● **Brief**: Can you copy out the data exactly? Leave the images out.

(Items from a dataset)
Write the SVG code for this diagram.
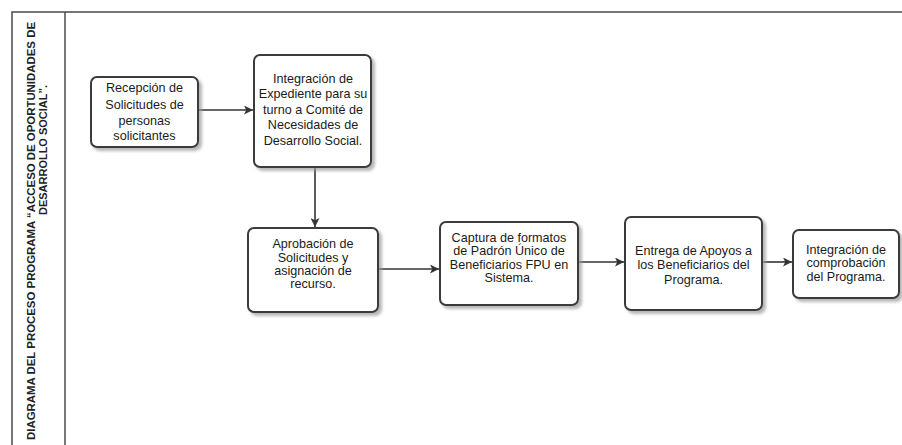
<svg xmlns="http://www.w3.org/2000/svg" width="902" height="445" viewBox="0 0 902 445">
<defs>
<style>
.frame{fill:none;stroke:#4a4a4a;stroke-width:1.5}
.box{fill:#ffffff;stroke:#3a3a3a;stroke-width:2;filter:url(#sh)}
.lbl{font-family:"Liberation Sans",Arial,sans-serif;font-size:12.6px;fill:#1a1a1a;text-anchor:middle}
.ttl{font-family:"Liberation Sans",Arial,sans-serif;font-size:10.5px;font-weight:bold;fill:#222;text-anchor:middle}
.con{fill:none;stroke:#333;stroke-width:1.6;marker-end:url(#arr)}
</style>
<filter id="sh" x="-10%" y="-10%" width="130%" height="130%">
<feDropShadow dx="3" dy="3" stdDeviation="1.5" flood-color="#999" flood-opacity="0.7"/>
</filter>
<marker id="arr" viewBox="0 0 10 10" refX="10" refY="5" markerWidth="9" markerHeight="9" markerUnits="userSpaceOnUse" orient="auto">
<path d="M0,0 L10,5 L0,10 L2.5,5 Z" fill="#333"/>
</marker>
</defs>
<rect width="902" height="445" fill="#ffffff"/>
<g id="frame">
<path class="frame" d="M12,445 L12,12 L902,12"/>
<path class="frame" d="M65,12 L65,445"/>
<text class="ttl" transform="translate(35,231) rotate(-90)" textLength="418" lengthAdjust="spacingAndGlyphs">DIAGRAMA DEL PROCESO PROGRAMA “ACCESO DE OPORTUNIDADES DE</text>
<text class="ttl" transform="translate(47,150) rotate(-90)" textLength="130" lengthAdjust="spacingAndGlyphs">DESARROLLO SOCIAL”.</text>
</g>
<g id="connectors">
<path class="con" d="M198,110 L253,110"/>
<path class="con" d="M315,167 L315,227"/>
<path class="con" d="M378,269 L439,269"/>
<path class="con" d="M578,262 L624,262"/>
<path class="con" d="M762,262 L792,262"/>
</g>
<g id="n1">
<rect class="box" x="91" y="77" width="107" height="70" rx="6"/>
<text class="lbl" x="144.5" y="92">Recepción de</text>
<text class="lbl" x="144.5" y="108.5">Solicitudes de</text>
<text class="lbl" x="144.5" y="125">personas</text>
<text class="lbl" x="144.5" y="140">solicitantes</text>
</g>
<g id="n2">
<rect class="box" x="254" y="55" width="117" height="112" rx="6"/>
<text class="lbl" x="313" y="82.5">Integración de</text>
<text class="lbl" x="313" y="98">Expediente para su</text>
<text class="lbl" x="313" y="113.5">turno a Comité de</text>
<text class="lbl" x="313" y="129">Necesidades de</text>
<text class="lbl" x="313" y="144.5">Desarrollo Social.</text>
</g>
<g id="n3">
<rect class="box" x="248" y="228" width="130" height="84" rx="6"/>
<text class="lbl" x="313" y="247.5">Aprobación de</text>
<text class="lbl" x="313" y="261.5">Solicitudes y</text>
<text class="lbl" x="313" y="274.5">asignación de</text>
<text class="lbl" x="313" y="287.5">recurso.</text>
</g>
<g id="n4">
<rect class="box" x="440" y="222" width="138" height="83" rx="6"/>
<text class="lbl" x="509" y="241.5">Captura de formatos</text>
<text class="lbl" x="509" y="255">de Padrón Único de</text>
<text class="lbl" x="509" y="268.5">Beneficiarios FPU en</text>
<text class="lbl" x="509" y="282">Sistema.</text>
</g>
<g id="n5">
<rect class="box" x="625" y="217" width="137" height="93" rx="6"/>
<text class="lbl" x="693.5" y="254.5">Entrega de Apoyos a</text>
<text class="lbl" x="693.5" y="269">los Beneficiarios del</text>
<text class="lbl" x="693.5" y="283.5">Programa.</text>
</g>
<g id="n6">
<rect class="box" x="793" y="230" width="106" height="68" rx="6"/>
<text class="lbl" x="846" y="253.5">Integración de</text>
<text class="lbl" x="846" y="267">comprobación</text>
<text class="lbl" x="846" y="280.5">del Programa.</text>
</g>
</svg>
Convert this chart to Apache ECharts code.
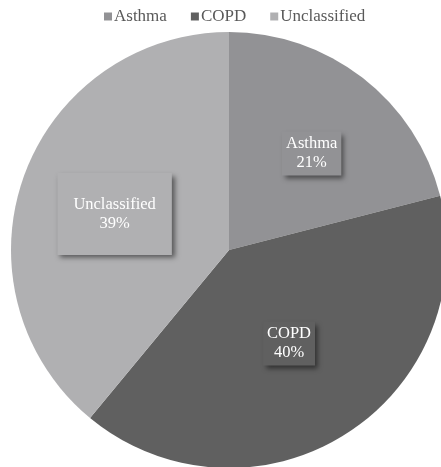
<!DOCTYPE html>
<html>
<head>
<meta charset="utf-8">
<script src="https://cdn.jsdelivr.net/npm/echarts@6/dist/echarts.min.js"></script>
<style>
  html, body { margin: 0; padding: 0; background: #ffffff; }
  #chart { width: 441px; height: 467px; }
</style>
</head>
<body>
<div id="chart"></div>
<script>
// Share of cases by diagnosis group
const categories = ['Asthma', 'COPD', 'Unclassified'];
const shares = [21, 40, 39];

// Slice colours and per-label presentation
const sliceColors = ['#929295', '#606060', '#b0b0b2'];
const labelOffsets = [[14, -8], [0, -1], [-9, 2]];
const labelPadding = [[3, 4], [3, 4], [22, 16]];

const FONT = '"Liberation Serif", "Times New Roman", serif';

const pieData = categories.map((name, i) => ({
  name: name,
  value: shares[i],
  itemStyle: { color: sliceColors[i] },
  label: {
    offset: labelOffsets[i],
    padding: labelPadding[i],
    backgroundColor: sliceColors[i]
  }
}));

const chart = echarts.init(document.getElementById('chart'), null, { renderer: 'canvas' });
chart.setOption({
  animation: false,
  backgroundColor: '#ffffff',
  legend: {
    data: categories,
    top: 8,
    left: 104,
    padding: 0,
    icon: 'rect',
    itemWidth: 8,
    itemHeight: 8,
    itemGap: 24,
    textStyle: { fontFamily: FONT, fontSize: 17, color: '#595959', padding: [0, 0, 0, -3] }
  },
  series: [{
    type: 'pie',
    center: [229, 250],
    radius: 218,
    startAngle: 90,
    clockwise: true,
    avoidLabelOverlap: false,
    data: pieData,
    label: {
      show: true,
      position: 'inside',
      formatter: '{b}\n{d}%',
      color: '#ffffff',
      fontFamily: FONT,
      fontSize: 16.5,
      lineHeight: 19,
      align: 'center',
      shadowColor: 'rgba(0,0,0,0.5)',
      shadowBlur: 5,
      shadowOffsetX: 3,
      shadowOffsetY: 3,
      textShadowColor: 'transparent'
    },
    labelLine: { show: false },
    emphasis: { disabled: true }
  }]
});
</script>
</body>
</html>
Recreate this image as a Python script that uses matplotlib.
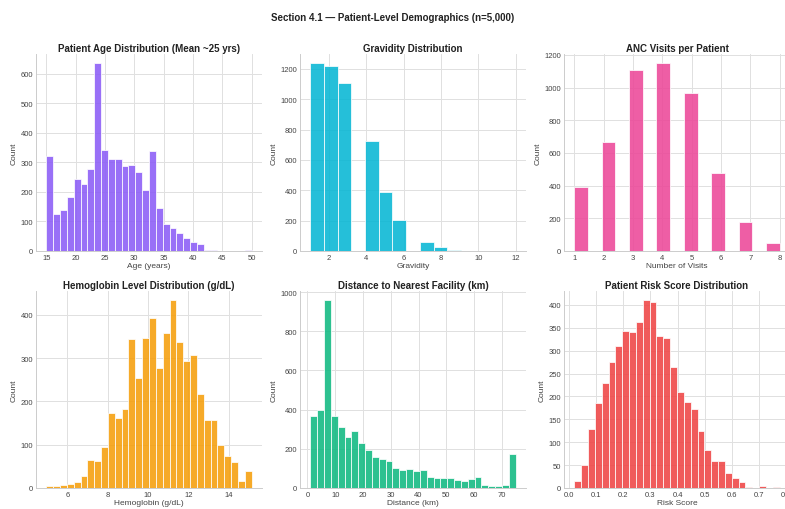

● **Correct response**:
Write the SVG code for this diagram.
<svg xmlns="http://www.w3.org/2000/svg" width="902" height="445" viewBox="0 0 902 445">
<defs>
<style>
.frame{fill:none;stroke:#4a4a4a;stroke-width:1.5}
.box{fill:#ffffff;stroke:#3a3a3a;stroke-width:2;filter:url(#sh)}
.lbl{font-family:"Liberation Sans",Arial,sans-serif;font-size:12.6px;fill:#1a1a1a;text-anchor:middle}
.ttl{font-family:"Liberation Sans",Arial,sans-serif;font-size:10.5px;font-weight:bold;fill:#222;text-anchor:middle}
.con{fill:none;stroke:#333;stroke-width:1.6;marker-end:url(#arr)}
</style>
<filter id="sh" x="-10%" y="-10%" width="130%" height="130%">
<feDropShadow dx="3" dy="3" stdDeviation="1.5" flood-color="#999" flood-opacity="0.7"/>
</filter>
<marker id="arr" viewBox="0 0 10 10" refX="10" refY="5" markerWidth="9" markerHeight="9" markerUnits="userSpaceOnUse" orient="auto">
<path d="M0,0 L10,5 L0,10 L2.5,5 Z" fill="#333"/>
</marker>
</defs>
<rect width="902" height="445" fill="#ffffff"/>
<g id="frame">
<path class="frame" d="M12,445 L12,12 L902,12"/>
<path class="frame" d="M65,12 L65,445"/>
<text class="ttl" transform="translate(35,231) rotate(-90)" textLength="418" lengthAdjust="spacingAndGlyphs">DIAGRAMA DEL PROCESO PROGRAMA “ACCESO DE OPORTUNIDADES DE</text>
<text class="ttl" transform="translate(47,150) rotate(-90)" textLength="130" lengthAdjust="spacingAndGlyphs">DESARROLLO SOCIAL”.</text>
</g>
<g id="connectors">
<path class="con" d="M198,110 L253,110"/>
<path class="con" d="M315,167 L315,227"/>
<path class="con" d="M378,269 L439,269"/>
<path class="con" d="M578,262 L624,262"/>
<path class="con" d="M762,262 L792,262"/>
</g>
<g id="n1">
<rect class="box" x="91" y="77" width="107" height="70" rx="6"/>
<text class="lbl" x="144.5" y="92">Recepción de</text>
<text class="lbl" x="144.5" y="108.5">Solicitudes de</text>
<text class="lbl" x="144.5" y="125">personas</text>
<text class="lbl" x="144.5" y="140">solicitantes</text>
</g>
<g id="n2">
<rect class="box" x="254" y="55" width="117" height="112" rx="6"/>
<text class="lbl" x="313" y="82.5">Integración de</text>
<text class="lbl" x="313" y="98">Expediente para su</text>
<text class="lbl" x="313" y="113.5">turno a Comité de</text>
<text class="lbl" x="313" y="129">Necesidades de</text>
<text class="lbl" x="313" y="144.5">Desarrollo Social.</text>
</g>
<g id="n3">
<rect class="box" x="248" y="228" width="130" height="84" rx="6"/>
<text class="lbl" x="313" y="247.5">Aprobación de</text>
<text class="lbl" x="313" y="261.5">Solicitudes y</text>
<text class="lbl" x="313" y="274.5">asignación de</text>
<text class="lbl" x="313" y="287.5">recurso.</text>
</g>
<g id="n4">
<rect class="box" x="440" y="222" width="138" height="83" rx="6"/>
<text class="lbl" x="509" y="241.5">Captura de formatos</text>
<text class="lbl" x="509" y="255">de Padrón Único de</text>
<text class="lbl" x="509" y="268.5">Beneficiarios FPU en</text>
<text class="lbl" x="509" y="282">Sistema.</text>
</g>
<g id="n5">
<rect class="box" x="625" y="217" width="137" height="93" rx="6"/>
<text class="lbl" x="693.5" y="254.5">Entrega de Apoyos a</text>
<text class="lbl" x="693.5" y="269">los Beneficiarios del</text>
<text class="lbl" x="693.5" y="283.5">Programa.</text>
</g>
<g id="n6">
<rect class="box" x="793" y="230" width="106" height="68" rx="6"/>
<text class="lbl" x="846" y="253.5">Integración de</text>
<text class="lbl" x="846" y="267">comprobación</text>
<text class="lbl" x="846" y="280.5">del Programa.</text>
</g>
</svg>
Convert this chart to Apache ECharts code.
<!DOCTYPE html>
<html>
<head>
<meta charset="utf-8">
<script src="https://cdn.jsdelivr.net/npm/echarts@6/dist/echarts.min.js"></script>
<style>
  html, body { margin: 0; padding: 0; background: #ffffff; }
  #chart { width: 441px; height: 467px; }
</style>
</head>
<body>
<div id="chart"></div>
<script>
// Share of cases by diagnosis group
const categories = ['Asthma', 'COPD', 'Unclassified'];
const shares = [21, 40, 39];

// Slice colours and per-label presentation
const sliceColors = ['#929295', '#606060', '#b0b0b2'];
const labelOffsets = [[14, -8], [0, -1], [-9, 2]];
const labelPadding = [[3, 4], [3, 4], [22, 16]];

const FONT = '"Liberation Serif", "Times New Roman", serif';

const pieData = categories.map((name, i) => ({
  name: name,
  value: shares[i],
  itemStyle: { color: sliceColors[i] },
  label: {
    offset: labelOffsets[i],
    padding: labelPadding[i],
    backgroundColor: sliceColors[i]
  }
}));

const chart = echarts.init(document.getElementById('chart'), null, { renderer: 'canvas' });
chart.setOption({
  animation: false,
  backgroundColor: '#ffffff',
  legend: {
    data: categories,
    top: 8,
    left: 104,
    padding: 0,
    icon: 'rect',
    itemWidth: 8,
    itemHeight: 8,
    itemGap: 24,
    textStyle: { fontFamily: FONT, fontSize: 17, color: '#595959', padding: [0, 0, 0, -3] }
  },
  series: [{
    type: 'pie',
    center: [229, 250],
    radius: 218,
    startAngle: 90,
    clockwise: true,
    avoidLabelOverlap: false,
    data: pieData,
    label: {
      show: true,
      position: 'inside',
      formatter: '{b}\n{d}%',
      color: '#ffffff',
      fontFamily: FONT,
      fontSize: 16.5,
      lineHeight: 19,
      align: 'center',
      shadowColor: 'rgba(0,0,0,0.5)',
      shadowBlur: 5,
      shadowOffsetX: 3,
      shadowOffsetY: 3,
      textShadowColor: 'transparent'
    },
    labelLine: { show: false },
    emphasis: { disabled: true }
  }]
});
</script>
</body>
</html>
Recreate this image as a Python script that uses matplotlib.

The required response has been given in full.